Ok, maybe just a little Googling happened. Accidentally.
This dream is downright terrifying, depicting a small child suffering through a series of surreal horrors at the hands of his Granny Goodness. Thanks to some mad escaping skills, the mini Scott Free manages to cheat various violent deaths in this never-ending torture trap. For instance, in one panel, the child is seen climbing from a creepy mechanical pipe with the text “I reach the womb, the exit. The box.”
Psychoanalyze THAT one, guys.
All of these disturbing traps continue to torment Mister Miracle until Morpheus graciously rescues him from his fitful sleep. Oh, that Morpheus. So kind and sweet and concerned, right? Nope, he just wants his ruby. Oh noes! Can this be the same exact ruby that Dr. Destiny is searching for? Of course it is. Comic books are nothing if not charmingly incidental.
Just to be sure they didn’t accidentally throw out the ruby with the bathwater, Scott Free double checks with his pal Martian Manhunter, who falls to his knees in the presence of Morpheus. Apparently on Mars, Dream is kind of a big deal. The Martian informs Dream that his stone is in storage. You know, that place they always keep dangerous ancient artifacts with untold powers. It’s probably in a shoebox next to a clump of silly putty and a tape of New Kids On The Block.
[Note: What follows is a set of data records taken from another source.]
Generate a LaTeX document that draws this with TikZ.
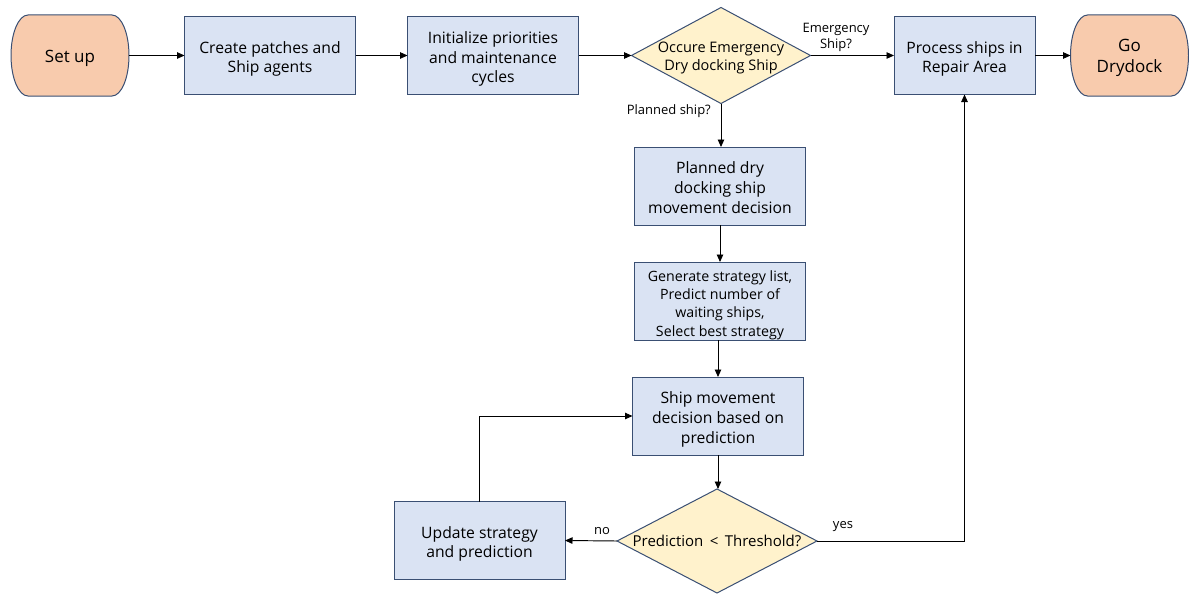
\documentclass[tikz,border=0pt]{standalone}
\usepackage{fontspec}
\setmainfont{Open Sans}
\usetikzlibrary{shapes.geometric,arrows.meta,backgrounds}
\definecolor{bfill}{HTML}{DAE3F3}
\definecolor{ofill}{HTML}{F8CBAD}
\definecolor{yfill}{HTML}{FFF2CC}
\definecolor{bord}{HTML}{3A4F73}
\begin{document}
\begin{tikzpicture}[x=1pt,y=-1pt,
  box/.style={draw=bord,fill=bfill,line width=1pt,inner sep=0pt,outer sep=0pt,
    minimum width=171pt,minimum height=78pt},
  btext/.style={align=center,inner sep=0pt,font=\fontsize{15.7}{19.7}\selectfont,
    text depth=4pt,yshift=-3.6pt},
  gtext/.style={align=center,inner sep=0pt,font=\fontsize{14.2}{18.4}\selectfont,
    text depth=3.6pt,yshift=-4.1pt},
  term/.style={inner sep=0pt,outer sep=0pt,minimum width=118pt,minimum height=81pt},
  ttext/.style={align=center,inner sep=0pt,font=\fontsize{17}{21.5}\selectfont,
    text depth=4.1pt,yshift=-2.4pt},
  termshape/.style={draw=bord,fill=ofill,line width=1pt},
  dia/.style={diamond,draw=bord,fill=yfill,line width=1pt,inner sep=0pt,outer sep=0pt},
  dtext/.style={align=center,inner sep=0pt,font=\fontsize{14.5}{17.5}\selectfont,
    text depth=3.6pt,yshift=-2.65pt},
  ptext/.style={align=center,inner sep=0pt,font=\fontsize{15}{17}\selectfont,
    text depth=4pt,yshift=-2pt},
  arr/.style={draw=black,line width=0.95pt,-{Triangle[length=7.5pt,width=6.5pt]}},
  lab/.style={align=center,font=\fontsize{13}{16}\selectfont,inner sep=0pt}
]
\useasboundingbox (0,0) rectangle (1189,594);

% top row
\node[term,label={[ttext]center:Set up}] (setup) at (70,55.5) {};
\node[box,label={[btext]center:Create patches and\\Ship agents}] (create) at (270,55.5) {};
\node[box,label={[btext]center:Initialize priorities\\and maintenance\\cycles}] (init) at (493,55.5) {};
\node[dia,minimum width=179pt,minimum height=96pt,
  label={[dtext]center:Occure Emergency\\Dry docking Ship}] (d1) at (721,55.5) {};
\node[box,minimum width=141pt,label={[btext]center:Process ships in\\Repair Area}] (proc) at (964.5,55.5) {};
\node[term,label={[ttext]center:Go\\Drydock}] (godry) at (1129.5,55.5) {};

\begin{scope}[on background layer]
  \draw[termshape] ([xshift=17pt]setup.north west) -- ([xshift=-17pt]setup.north east)
    arc[start angle=90,end angle=-90,x radius=17pt,y radius=40.5pt]
    -- ([xshift=17pt]setup.south west)
    arc[start angle=270,end angle=90,x radius=17pt,y radius=40.5pt] -- cycle;
  \draw[termshape] ([xshift=17pt]godry.north west) -- ([xshift=-17pt]godry.north east)
    arc[start angle=90,end angle=-90,x radius=17pt,y radius=40.5pt]
    -- ([xshift=17pt]godry.south west)
    arc[start angle=270,end angle=90,x radius=17pt,y radius=40.5pt] -- cycle;
\end{scope}

% middle column
\node[box,label={[btext]center:Planned dry\\docking ship\\movement decision}] (plan) at (720,186) {};
\node[box,label={[gtext]center:Generate strategy list,\\Predict number of\\waiting ships,\\Select best strategy}] (gen) at (720,301) {};
\node[box,label={[btext]center:Ship movement\\decision based on\\prediction}] (move) at (718,416) {};
\node[dia,minimum width=200pt,minimum height=104pt,
  label={[ptext]center:Prediction \,<\, Threshold?}] (d2) at (717,541) {};
\node[box,label={[btext]center:Update strategy\\and prediction}] (upd) at (479.5,540.5) {};

% connectors
\draw[arr] (setup) -- (create);
\draw[arr] (create) -- (init);
\draw[arr] (init) -- (d1.west);
\draw[arr] (d1.east) -- (proc.west);
\draw[arr] (proc) -- (godry);
\draw[arr] (d1.south) -- (d1.south |- plan.north);
\draw[arr] (plan.south) -- (plan.south |- gen.north);
\draw[arr] (gen.south -| move.north) -- (move.north);
\draw[arr] (move.south) -- (move.south |- d2.north);
\draw[arr] (d2.west) -- (upd.east);
\draw[arr] (d2.east) -| (proc.south);
\draw[arr] (upd.north) |- (move.west);

% labels
\node[lab] (lemerg) at (836,37) {Emergency\\Ship?};
\node[lab,anchor=east] (lplan) at (711,111) {Planned ship?};
\node[lab] (lno) at (602,531) {no};
\node[lab] (lyes) at (843,527) {yes};
\end{tikzpicture}
\end{document}
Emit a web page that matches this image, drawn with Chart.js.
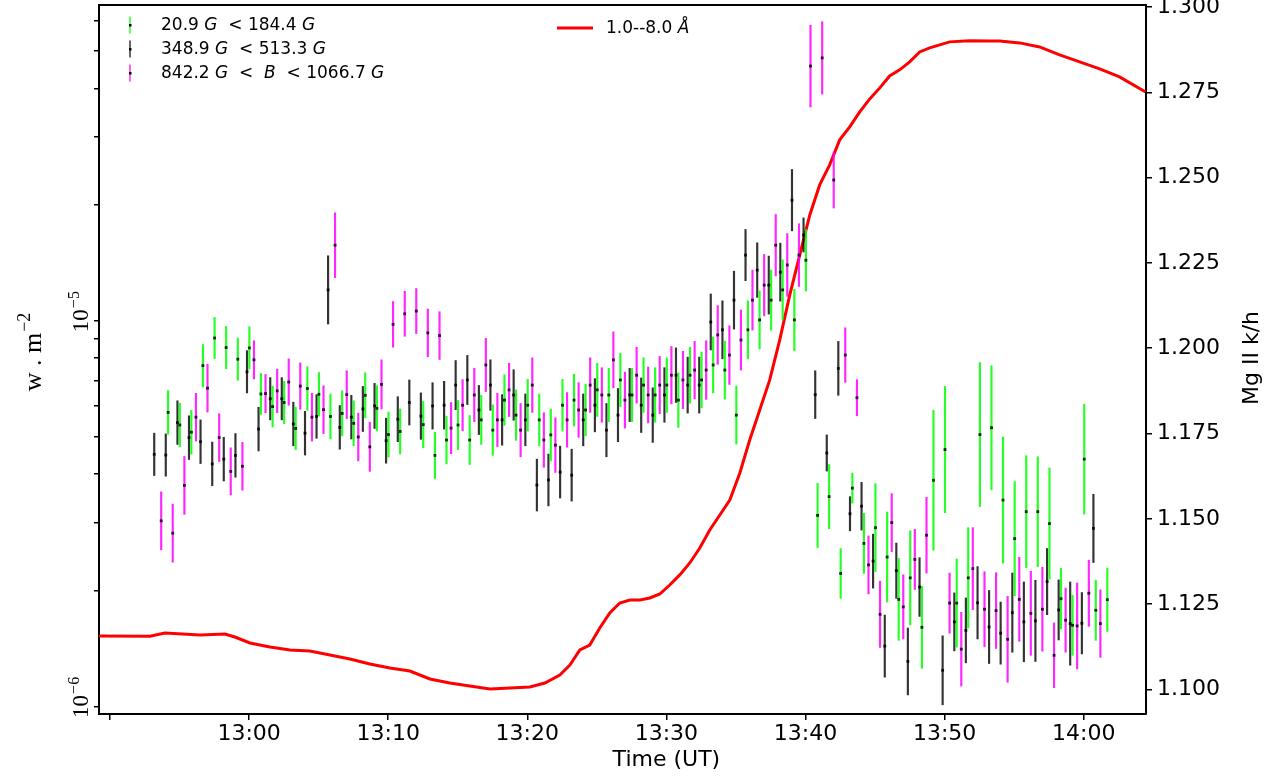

J'onn J'onzz offers to give Dream the address to the storage facility, but silly Martian, addresses are for mortals.
On the wings of a freakish vision-wad, Morpheus arrives at Mayhew Storage. I’m assuming that’s a reference to Jonathan Mayhew, aka “El Sombrero” the deathtrap maker. Now, I definitely had to Google that one (El SOMBRERO? Are you SERIOUS? That’s actually a name he CHOSE to take?!).
The ruby glows and flickers from inside a crate (silly putty and cassette tape sadly missing), and Morpheus caresses his long lost treasure. Unfortunately, the ruby isn’t too happy to see Morpheus, and begins erupting with red bubbly fury. The explosion leaves Dream curled up on the floor shivering, unable to touch the stone.
Outside, Dr. Destiny and the blonde lady are just arriving. She wishes him luck, tells him to keep the coat and to get help. Then just when you begin to pity the poor wretch and chalk all his crimes up to a bad upbringing, he shoots the woman who helped him, letting her die alone in a rainy parking lot. Inside the storage facility, Morpheus is still unconscious, leaving the ruby unattended. In a very Gollum-esque manner, he takes the ruby for himself, then heads to a coffee shop to wait for the end of the world.
- Driving alone on a dark and stormy night near criminally insane infested territory is generally a bad idea.
- If you want to stand a chance in the competitive business of deathtrap making, assume an identity other than “wide-brimmed hat.”
- It is very difficult to write about Sandman in a PG setting... unless we pretend super villains are only semi-sadists, people never have awkward sexy dreams, and super heroes only fight crime because of the minor inconveniences it would cause in our candy and rainbow bespeckled lives.
What's the creepiest super villain you'd NEVER want to meet in real life?